As a photographer, you’re going to do something unthinkable at the end of your intimate relationship.  You’re going to ask to publish it.  Whether it’s in a professional publication (to which you were both paid to contribute) or your website, you’re going to ask to air their laundry in public.  The important part of that statement is the verb, “to ask.”  I always ask for permission, in the contract, to use their images-- and give them the opportunity to veto specific images. 


Now if at this point you’re thinking, “it’s my image, I created it,  I own the copyright, I can use it as I please,” you should understand one thing:  you’re a schmuck.  In all likelihood you have not taken an image “the world must know about.”  You’ve taken, perhaps, something beautiful, perhaps something meaningful.  But it’s made so by the intimacy and trust your subject has given you.  Your talent as a shaper of light and geometry-- even as a builder of intimacy-- is secondary.  If you understand that, then you realize you should ask permission. 

For this reason, I include the image rights in the fee for my non-commercial sessions; I offer to create a book or a framed print for them (and it’s worth it, believe me), but the images themselves are included in my session.  Always.  Many photographers may be horrified by this because their real income is derived from the delivery of images-- not the taking of them. Not me. If the images are meant for their personal use-- spouse, parent, child, Facebook, LinkedIn, and even a wedding-- I view them as the client’s, and I frankly don’t want to be responsible for archiving and licensing.  I also want my sessions to be affordable to a wide range of people, and the pay-for-print model is inevitably pricey.  Yes, there’s a class of client who will pay $200 for an enlarged print or $600 for a book, but you’re a fool if you think everyone can.  It’s a luxury item available only to the 5%.  Paradoxically, photographers who charge exorbitant amounts for their prints are often the first to proclaim that it’s not the print but the “experience” their clients are paying for-- a stance that makes no sense given what they charge for the print versus the session. 

I believe my clients return because the session is unique and the images spectacular.  Pricey prints, then, are simply ransom, and frankly I believe that in the future high fees on the prints and other products will undermine business.  Because Aunt Sally can “take” a picture and their getting sharper and more professional with every new model of camera.  She's provide them for free.  As a professional I can compete on the value of the “taking” an image, because Aunt Sally can't create the same experience as me.   But I can't compete on the value of “providing.” The images Aunt Sallie takes can be made into a book or a 8” x 10” print just the same as mine.   They may even be as special, as intimate.  So here's the short version: because I build intimacy and trust with my clients, I ask their permission to use their images. In doing so, they become the client's pictures, not mine (though I technically never relinquish copyright, only share it).  At Hurricane Images I price the value where it belongs: on the session.  And I make that session into a special event-- even when it's a professional headshot for a LinkedIn profile.

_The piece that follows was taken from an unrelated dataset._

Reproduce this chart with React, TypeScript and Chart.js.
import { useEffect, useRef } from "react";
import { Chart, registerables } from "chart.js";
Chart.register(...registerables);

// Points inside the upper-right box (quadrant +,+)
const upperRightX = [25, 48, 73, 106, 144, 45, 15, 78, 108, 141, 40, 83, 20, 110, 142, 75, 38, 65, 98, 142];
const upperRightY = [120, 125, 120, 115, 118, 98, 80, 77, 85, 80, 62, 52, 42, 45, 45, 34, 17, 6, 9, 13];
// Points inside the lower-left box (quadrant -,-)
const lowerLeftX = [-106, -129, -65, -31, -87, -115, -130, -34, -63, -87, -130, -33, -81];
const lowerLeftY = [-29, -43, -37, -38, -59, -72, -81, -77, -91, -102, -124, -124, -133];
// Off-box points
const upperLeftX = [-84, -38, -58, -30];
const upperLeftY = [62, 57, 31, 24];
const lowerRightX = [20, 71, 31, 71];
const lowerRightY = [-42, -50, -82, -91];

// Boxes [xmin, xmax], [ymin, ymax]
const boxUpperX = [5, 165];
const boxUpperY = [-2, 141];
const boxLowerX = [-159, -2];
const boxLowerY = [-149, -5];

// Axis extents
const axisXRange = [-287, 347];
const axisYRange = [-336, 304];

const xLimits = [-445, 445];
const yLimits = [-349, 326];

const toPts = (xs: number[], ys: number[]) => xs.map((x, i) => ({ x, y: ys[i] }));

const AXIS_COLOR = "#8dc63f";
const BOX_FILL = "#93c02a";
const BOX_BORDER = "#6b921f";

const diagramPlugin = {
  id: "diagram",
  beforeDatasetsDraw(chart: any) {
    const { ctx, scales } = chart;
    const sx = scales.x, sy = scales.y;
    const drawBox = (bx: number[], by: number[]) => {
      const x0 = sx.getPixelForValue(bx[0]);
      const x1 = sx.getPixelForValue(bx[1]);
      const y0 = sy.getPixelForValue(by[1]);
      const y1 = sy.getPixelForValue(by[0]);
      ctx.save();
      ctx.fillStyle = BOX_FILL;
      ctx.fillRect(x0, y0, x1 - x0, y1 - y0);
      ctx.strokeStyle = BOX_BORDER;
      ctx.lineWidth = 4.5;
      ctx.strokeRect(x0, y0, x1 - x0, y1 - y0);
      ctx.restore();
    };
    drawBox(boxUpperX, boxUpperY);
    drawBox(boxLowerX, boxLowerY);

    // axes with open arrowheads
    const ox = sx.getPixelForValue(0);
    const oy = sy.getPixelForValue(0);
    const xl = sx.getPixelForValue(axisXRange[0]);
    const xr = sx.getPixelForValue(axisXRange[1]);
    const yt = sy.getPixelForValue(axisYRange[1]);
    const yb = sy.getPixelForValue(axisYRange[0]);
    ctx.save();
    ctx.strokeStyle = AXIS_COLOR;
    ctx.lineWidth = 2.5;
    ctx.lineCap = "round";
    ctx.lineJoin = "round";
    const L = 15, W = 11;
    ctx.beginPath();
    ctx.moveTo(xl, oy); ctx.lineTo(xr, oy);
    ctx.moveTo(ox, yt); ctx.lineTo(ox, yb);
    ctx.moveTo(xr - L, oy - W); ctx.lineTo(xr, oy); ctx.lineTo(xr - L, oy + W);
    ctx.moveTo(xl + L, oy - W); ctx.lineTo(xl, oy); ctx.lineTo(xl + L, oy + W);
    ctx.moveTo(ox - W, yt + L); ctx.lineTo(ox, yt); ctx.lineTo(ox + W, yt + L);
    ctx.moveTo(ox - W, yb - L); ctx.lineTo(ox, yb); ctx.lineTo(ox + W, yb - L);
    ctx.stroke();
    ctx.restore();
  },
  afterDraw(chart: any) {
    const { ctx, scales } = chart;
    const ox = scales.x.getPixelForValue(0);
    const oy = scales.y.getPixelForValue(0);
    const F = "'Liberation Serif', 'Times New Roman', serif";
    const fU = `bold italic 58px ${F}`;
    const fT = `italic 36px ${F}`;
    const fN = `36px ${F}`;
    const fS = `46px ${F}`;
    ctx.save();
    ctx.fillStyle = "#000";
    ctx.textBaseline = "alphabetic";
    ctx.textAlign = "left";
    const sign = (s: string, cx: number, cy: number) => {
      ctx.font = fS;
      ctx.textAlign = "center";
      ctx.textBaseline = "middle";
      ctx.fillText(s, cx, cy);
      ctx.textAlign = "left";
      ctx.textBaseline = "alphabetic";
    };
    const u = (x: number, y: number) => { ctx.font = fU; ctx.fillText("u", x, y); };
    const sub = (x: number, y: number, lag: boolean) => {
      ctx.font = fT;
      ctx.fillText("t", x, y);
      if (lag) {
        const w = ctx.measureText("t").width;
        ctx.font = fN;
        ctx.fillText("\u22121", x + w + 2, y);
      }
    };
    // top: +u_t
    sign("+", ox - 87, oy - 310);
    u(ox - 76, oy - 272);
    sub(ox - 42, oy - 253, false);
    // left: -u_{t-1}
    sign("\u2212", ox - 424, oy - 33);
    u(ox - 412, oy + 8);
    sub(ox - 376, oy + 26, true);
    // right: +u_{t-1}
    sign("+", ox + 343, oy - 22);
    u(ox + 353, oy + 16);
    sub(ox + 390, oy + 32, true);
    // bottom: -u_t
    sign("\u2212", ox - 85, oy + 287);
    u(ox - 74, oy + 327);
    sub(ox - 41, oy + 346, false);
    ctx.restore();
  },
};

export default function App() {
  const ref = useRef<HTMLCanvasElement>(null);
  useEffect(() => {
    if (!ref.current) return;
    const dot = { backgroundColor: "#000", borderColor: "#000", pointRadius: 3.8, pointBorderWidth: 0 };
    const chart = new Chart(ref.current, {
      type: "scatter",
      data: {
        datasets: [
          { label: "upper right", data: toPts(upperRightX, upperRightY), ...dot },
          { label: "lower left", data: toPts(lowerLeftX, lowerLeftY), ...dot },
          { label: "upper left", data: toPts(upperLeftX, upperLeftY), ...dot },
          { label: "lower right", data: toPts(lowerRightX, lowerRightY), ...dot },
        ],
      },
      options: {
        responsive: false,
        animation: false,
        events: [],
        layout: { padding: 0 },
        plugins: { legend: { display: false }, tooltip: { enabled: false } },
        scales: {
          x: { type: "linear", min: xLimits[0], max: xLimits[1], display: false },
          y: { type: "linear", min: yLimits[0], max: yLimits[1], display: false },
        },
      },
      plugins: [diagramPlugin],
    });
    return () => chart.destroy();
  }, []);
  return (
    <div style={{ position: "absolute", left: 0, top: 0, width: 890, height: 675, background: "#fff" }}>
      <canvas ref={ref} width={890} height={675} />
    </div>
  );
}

So here’s my advice for non-commercial images:

> Make your session, the “taking” of pictures, as special as possible
> Deliver stunning images
> Make high resolution and web-ready images inclusive with the package

Yes, top photographers can charge a king’s ransom for their images, but they are the 5% of photographers who are dealing with the top 5% percent of earners.  The rest of us have bills to pay, and never forget that is true for your clients.